## Dataset records
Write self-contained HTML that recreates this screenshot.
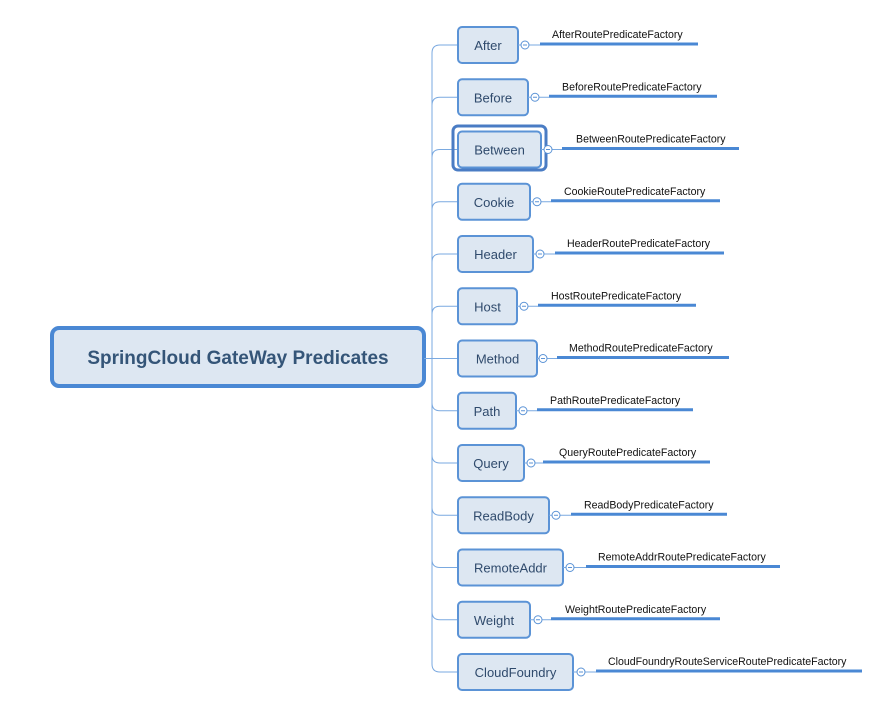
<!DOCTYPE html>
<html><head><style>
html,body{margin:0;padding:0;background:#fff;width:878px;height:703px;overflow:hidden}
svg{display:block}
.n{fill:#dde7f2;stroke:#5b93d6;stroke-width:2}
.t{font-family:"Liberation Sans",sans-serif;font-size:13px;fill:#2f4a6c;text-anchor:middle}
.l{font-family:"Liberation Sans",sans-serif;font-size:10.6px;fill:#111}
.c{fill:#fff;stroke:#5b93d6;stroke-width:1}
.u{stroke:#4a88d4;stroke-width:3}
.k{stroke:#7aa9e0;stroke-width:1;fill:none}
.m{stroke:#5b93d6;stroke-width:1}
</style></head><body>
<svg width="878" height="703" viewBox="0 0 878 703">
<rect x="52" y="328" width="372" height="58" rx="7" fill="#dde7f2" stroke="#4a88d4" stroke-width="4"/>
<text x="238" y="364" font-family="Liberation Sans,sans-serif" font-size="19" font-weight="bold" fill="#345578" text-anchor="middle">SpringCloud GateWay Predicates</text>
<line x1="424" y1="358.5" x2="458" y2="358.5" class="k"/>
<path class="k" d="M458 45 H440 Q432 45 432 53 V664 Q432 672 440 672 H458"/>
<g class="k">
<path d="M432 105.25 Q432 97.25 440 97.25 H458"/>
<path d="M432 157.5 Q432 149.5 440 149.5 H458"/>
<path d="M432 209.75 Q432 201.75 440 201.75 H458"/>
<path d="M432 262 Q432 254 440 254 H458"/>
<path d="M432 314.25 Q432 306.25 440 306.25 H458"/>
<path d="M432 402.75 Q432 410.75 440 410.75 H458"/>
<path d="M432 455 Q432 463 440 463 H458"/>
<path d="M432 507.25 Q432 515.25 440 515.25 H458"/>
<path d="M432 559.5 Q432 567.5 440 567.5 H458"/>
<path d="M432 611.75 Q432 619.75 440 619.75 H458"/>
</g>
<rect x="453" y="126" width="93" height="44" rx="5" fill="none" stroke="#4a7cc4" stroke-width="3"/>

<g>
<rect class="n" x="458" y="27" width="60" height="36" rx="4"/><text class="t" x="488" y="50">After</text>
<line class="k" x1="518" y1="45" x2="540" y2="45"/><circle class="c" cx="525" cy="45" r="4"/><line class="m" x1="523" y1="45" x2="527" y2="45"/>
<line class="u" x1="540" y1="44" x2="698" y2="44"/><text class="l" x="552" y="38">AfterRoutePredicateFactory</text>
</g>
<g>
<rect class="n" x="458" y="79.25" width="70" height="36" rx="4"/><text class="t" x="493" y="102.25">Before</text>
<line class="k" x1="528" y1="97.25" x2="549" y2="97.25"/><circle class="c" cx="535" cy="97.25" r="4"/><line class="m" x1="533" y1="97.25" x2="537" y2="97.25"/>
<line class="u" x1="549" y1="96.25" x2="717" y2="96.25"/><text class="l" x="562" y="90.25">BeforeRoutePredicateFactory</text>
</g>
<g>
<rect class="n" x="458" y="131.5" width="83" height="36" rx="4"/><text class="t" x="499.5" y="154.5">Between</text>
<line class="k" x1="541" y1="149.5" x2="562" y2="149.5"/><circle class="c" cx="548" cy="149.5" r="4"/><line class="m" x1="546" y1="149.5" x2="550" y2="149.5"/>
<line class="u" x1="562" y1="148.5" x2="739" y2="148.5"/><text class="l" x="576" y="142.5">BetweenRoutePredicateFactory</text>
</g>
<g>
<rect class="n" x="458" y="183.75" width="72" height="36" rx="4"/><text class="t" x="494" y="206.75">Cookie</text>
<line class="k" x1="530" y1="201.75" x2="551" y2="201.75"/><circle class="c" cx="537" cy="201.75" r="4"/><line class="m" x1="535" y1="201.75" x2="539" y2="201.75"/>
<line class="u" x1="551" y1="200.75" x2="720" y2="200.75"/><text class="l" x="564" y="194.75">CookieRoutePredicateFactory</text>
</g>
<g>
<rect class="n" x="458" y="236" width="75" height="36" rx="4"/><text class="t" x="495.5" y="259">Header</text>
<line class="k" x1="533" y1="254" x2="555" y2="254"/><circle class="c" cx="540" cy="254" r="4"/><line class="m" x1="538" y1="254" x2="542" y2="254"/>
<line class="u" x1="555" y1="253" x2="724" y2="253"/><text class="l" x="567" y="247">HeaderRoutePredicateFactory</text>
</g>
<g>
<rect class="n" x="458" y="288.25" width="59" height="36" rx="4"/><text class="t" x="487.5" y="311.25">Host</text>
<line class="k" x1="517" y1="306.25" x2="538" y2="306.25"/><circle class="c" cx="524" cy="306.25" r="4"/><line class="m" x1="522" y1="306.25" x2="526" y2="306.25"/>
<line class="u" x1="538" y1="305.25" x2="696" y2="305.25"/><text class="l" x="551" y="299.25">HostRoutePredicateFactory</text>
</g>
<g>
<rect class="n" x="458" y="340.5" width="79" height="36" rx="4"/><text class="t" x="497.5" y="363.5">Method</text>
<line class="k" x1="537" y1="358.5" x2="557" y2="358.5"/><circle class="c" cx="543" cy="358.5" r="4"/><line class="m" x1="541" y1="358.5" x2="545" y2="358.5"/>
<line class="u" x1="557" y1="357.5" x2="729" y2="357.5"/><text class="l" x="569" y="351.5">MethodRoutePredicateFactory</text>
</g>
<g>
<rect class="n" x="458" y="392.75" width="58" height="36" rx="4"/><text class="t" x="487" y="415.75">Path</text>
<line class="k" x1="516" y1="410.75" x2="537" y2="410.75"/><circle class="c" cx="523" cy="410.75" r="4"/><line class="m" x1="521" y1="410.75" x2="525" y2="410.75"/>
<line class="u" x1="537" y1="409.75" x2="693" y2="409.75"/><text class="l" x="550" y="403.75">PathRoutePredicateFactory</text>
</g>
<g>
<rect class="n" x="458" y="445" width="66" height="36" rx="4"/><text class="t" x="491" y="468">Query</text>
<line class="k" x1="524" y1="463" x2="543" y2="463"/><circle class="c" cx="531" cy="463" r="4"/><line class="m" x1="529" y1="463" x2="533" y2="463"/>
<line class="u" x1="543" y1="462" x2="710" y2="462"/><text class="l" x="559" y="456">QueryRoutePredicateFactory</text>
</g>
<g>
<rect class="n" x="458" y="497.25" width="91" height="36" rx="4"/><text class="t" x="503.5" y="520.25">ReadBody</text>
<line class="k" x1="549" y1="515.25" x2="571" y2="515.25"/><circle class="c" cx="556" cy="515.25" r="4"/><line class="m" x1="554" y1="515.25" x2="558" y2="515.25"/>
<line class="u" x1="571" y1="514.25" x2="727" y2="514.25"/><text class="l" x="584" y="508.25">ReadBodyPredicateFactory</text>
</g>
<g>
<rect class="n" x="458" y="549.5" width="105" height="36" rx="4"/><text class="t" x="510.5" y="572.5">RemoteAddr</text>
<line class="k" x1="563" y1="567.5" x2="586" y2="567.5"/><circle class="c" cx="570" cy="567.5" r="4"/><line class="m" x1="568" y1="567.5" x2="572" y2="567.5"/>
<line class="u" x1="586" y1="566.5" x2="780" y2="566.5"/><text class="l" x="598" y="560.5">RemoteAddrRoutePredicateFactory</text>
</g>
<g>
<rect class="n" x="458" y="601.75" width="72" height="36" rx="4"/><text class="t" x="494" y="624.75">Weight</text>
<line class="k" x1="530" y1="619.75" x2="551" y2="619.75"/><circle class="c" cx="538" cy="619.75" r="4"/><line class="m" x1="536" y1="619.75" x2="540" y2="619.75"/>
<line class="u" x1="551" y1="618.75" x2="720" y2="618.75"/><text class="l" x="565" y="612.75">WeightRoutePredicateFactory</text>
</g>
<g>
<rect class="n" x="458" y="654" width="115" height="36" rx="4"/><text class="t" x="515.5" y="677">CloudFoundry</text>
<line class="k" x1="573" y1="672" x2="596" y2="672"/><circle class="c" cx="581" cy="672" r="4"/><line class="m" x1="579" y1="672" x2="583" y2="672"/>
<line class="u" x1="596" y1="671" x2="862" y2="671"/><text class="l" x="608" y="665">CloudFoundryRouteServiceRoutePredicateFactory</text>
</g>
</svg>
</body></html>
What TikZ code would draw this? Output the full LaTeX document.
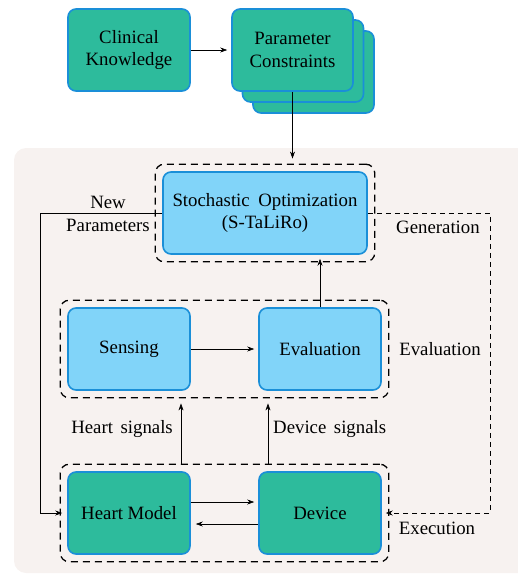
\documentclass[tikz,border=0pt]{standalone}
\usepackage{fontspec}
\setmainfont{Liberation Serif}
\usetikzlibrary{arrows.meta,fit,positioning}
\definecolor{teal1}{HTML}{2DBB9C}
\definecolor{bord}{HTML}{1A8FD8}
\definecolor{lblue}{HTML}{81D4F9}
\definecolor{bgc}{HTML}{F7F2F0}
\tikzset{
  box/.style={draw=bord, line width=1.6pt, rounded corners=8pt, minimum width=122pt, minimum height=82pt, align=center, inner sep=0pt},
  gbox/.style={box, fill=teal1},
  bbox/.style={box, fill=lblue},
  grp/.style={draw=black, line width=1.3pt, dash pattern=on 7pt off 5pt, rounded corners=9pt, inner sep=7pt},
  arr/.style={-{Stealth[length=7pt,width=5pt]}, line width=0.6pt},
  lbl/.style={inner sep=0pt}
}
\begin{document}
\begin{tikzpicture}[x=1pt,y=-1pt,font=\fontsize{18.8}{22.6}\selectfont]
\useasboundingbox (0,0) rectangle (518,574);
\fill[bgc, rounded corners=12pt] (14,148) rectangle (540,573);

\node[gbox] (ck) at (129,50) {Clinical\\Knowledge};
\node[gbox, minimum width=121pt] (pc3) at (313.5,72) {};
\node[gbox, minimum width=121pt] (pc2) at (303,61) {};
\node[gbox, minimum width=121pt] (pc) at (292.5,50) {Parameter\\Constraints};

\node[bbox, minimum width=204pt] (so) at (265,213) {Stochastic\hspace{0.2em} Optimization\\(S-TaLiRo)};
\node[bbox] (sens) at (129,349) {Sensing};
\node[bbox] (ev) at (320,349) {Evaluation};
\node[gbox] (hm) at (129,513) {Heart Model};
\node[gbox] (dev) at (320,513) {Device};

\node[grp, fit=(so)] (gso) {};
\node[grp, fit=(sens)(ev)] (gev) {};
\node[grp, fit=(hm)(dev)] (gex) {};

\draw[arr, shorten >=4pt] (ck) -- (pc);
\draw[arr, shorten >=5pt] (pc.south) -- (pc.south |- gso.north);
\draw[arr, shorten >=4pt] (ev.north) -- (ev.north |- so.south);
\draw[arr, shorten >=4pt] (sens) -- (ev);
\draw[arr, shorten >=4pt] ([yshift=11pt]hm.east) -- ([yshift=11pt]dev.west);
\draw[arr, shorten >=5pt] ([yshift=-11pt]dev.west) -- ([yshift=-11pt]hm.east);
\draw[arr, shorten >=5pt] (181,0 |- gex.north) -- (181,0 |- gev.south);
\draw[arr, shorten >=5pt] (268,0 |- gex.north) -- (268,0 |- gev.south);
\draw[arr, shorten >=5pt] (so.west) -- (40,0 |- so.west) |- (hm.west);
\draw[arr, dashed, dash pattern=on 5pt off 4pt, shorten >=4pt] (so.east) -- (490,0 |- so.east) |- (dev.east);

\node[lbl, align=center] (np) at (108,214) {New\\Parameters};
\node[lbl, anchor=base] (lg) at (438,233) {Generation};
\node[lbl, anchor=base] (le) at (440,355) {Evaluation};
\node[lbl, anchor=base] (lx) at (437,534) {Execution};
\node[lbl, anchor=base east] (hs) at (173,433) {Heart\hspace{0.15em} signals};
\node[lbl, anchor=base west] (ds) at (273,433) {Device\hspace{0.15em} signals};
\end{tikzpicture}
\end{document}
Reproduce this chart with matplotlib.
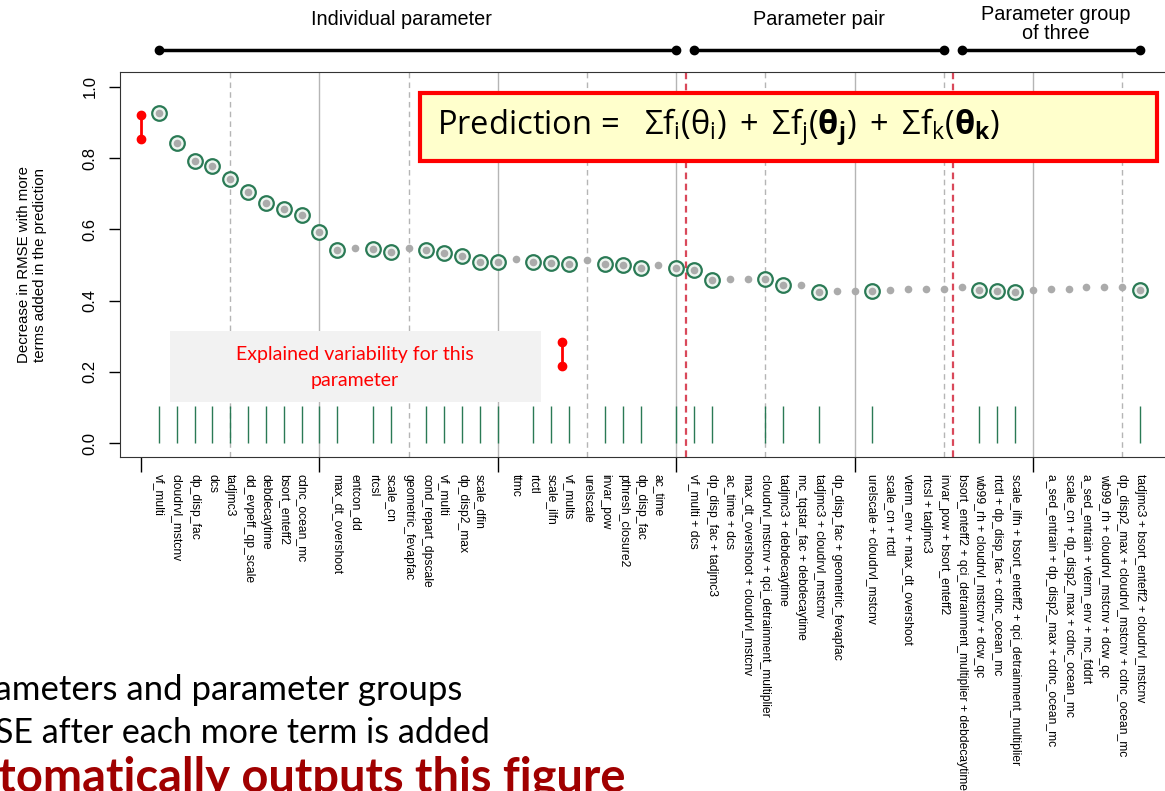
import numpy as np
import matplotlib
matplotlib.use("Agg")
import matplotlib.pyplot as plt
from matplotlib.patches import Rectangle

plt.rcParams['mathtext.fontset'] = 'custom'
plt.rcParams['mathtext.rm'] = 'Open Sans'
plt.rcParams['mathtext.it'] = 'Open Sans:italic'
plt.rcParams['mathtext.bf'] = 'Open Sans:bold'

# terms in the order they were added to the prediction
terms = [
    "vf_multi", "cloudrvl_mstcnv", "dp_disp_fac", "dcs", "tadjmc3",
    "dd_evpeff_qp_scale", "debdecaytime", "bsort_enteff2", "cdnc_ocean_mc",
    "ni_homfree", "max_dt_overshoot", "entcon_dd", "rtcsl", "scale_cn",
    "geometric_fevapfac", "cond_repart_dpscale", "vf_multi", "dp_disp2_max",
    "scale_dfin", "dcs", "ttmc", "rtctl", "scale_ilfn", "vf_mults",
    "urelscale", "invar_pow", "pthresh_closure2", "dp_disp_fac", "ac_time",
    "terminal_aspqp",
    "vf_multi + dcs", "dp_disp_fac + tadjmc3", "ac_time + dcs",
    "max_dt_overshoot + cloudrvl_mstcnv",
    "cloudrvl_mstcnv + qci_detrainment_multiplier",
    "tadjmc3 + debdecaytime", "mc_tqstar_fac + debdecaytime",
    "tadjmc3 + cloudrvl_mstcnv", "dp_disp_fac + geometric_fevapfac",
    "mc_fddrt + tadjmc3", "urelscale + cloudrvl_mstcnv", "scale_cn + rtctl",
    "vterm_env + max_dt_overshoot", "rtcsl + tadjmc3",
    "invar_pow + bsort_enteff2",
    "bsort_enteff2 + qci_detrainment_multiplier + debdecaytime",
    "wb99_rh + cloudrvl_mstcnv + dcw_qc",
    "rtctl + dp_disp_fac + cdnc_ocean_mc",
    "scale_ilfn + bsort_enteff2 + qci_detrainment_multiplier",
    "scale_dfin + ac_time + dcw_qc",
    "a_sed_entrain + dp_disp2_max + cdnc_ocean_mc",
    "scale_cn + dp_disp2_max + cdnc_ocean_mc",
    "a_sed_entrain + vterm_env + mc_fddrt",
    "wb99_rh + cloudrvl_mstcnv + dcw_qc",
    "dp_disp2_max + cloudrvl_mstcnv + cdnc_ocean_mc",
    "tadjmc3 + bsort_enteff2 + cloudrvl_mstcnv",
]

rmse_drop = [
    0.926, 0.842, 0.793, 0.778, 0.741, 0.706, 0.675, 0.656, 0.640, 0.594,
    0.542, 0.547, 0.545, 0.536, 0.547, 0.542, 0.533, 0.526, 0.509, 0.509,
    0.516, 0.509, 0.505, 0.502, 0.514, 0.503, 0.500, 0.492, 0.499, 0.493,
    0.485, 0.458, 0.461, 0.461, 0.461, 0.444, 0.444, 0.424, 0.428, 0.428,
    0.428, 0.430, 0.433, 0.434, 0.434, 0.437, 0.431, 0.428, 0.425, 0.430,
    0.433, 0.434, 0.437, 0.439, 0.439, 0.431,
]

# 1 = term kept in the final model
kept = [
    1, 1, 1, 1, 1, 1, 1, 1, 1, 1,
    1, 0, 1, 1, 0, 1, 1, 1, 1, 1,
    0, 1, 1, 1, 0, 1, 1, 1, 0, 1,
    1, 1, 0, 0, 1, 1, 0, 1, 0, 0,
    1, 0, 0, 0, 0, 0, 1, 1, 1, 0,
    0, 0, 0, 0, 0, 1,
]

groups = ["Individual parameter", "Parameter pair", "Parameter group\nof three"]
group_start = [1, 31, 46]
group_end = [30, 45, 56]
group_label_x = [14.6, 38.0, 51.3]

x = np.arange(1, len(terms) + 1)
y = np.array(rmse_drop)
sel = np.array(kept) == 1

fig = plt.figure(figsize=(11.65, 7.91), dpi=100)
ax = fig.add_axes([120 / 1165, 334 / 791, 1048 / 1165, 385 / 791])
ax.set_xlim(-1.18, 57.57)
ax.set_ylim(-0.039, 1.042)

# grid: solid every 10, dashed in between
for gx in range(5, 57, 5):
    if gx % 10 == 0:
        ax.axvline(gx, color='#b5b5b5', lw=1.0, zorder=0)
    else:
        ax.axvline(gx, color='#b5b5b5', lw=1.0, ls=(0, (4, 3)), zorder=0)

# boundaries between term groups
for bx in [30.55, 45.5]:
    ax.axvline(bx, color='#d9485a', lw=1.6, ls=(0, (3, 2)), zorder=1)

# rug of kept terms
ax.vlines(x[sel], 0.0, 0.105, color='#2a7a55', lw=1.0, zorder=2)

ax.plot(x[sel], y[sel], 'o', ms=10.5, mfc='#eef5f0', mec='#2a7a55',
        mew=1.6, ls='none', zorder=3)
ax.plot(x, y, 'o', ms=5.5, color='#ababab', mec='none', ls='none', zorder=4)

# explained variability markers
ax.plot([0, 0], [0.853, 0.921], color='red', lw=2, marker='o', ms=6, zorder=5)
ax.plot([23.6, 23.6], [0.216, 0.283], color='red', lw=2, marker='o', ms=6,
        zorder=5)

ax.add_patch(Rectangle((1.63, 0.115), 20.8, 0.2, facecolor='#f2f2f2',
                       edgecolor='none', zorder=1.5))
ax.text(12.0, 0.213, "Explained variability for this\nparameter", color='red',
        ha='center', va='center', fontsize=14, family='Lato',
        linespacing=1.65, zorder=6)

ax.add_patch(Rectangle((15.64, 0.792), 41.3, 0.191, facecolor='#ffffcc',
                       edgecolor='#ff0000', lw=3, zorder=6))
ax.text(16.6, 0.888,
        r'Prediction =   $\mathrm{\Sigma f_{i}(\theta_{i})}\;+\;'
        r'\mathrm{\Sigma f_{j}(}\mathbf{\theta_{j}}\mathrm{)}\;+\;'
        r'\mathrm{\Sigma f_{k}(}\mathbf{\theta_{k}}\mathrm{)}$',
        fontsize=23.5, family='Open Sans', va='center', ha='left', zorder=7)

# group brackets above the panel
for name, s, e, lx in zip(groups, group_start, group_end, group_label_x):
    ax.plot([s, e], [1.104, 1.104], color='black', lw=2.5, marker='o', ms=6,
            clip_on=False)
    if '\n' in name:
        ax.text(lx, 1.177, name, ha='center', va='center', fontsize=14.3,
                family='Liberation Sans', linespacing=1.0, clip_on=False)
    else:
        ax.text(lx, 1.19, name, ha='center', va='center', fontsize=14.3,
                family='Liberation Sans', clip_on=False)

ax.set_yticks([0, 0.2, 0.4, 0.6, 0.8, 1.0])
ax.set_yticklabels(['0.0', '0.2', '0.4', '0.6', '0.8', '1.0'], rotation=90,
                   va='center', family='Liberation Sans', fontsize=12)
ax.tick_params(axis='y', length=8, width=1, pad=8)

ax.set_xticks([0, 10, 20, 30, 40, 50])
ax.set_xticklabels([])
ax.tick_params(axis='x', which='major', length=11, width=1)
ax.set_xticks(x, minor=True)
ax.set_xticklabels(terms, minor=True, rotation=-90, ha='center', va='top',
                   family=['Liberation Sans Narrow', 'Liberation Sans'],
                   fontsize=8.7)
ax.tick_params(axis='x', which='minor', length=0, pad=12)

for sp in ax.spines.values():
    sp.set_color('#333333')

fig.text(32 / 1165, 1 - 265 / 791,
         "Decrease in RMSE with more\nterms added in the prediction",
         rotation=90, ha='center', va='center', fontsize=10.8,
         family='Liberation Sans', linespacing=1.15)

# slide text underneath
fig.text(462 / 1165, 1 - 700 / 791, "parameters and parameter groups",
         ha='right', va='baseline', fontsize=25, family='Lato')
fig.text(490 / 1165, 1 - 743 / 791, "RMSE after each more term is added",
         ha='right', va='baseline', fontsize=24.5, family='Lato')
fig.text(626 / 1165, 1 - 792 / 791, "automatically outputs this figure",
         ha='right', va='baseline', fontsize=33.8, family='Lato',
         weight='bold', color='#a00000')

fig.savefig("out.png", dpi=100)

## Do this
Pictures do not belong in the copy. Reproduce exactly the lines from the one with "Reproduce this chart with matplotlib." to the one with "plt.rcParams['mathtext.bf'] = 'Open", both lines included.

## Output for this task
Reproduce this chart with matplotlib.
import numpy as np
import matplotlib
matplotlib.use("Agg")
import matplotlib.pyplot as plt
from matplotlib.patches import Rectangle

plt.rcParams['mathtext.fontset'] = 'custom'
plt.rcParams['mathtext.rm'] = 'Open Sans'
plt.rcParams['mathtext.it'] = 'Open Sans:italic'
plt.rcParams['mathtext.bf'] = 'Open Sans:bold'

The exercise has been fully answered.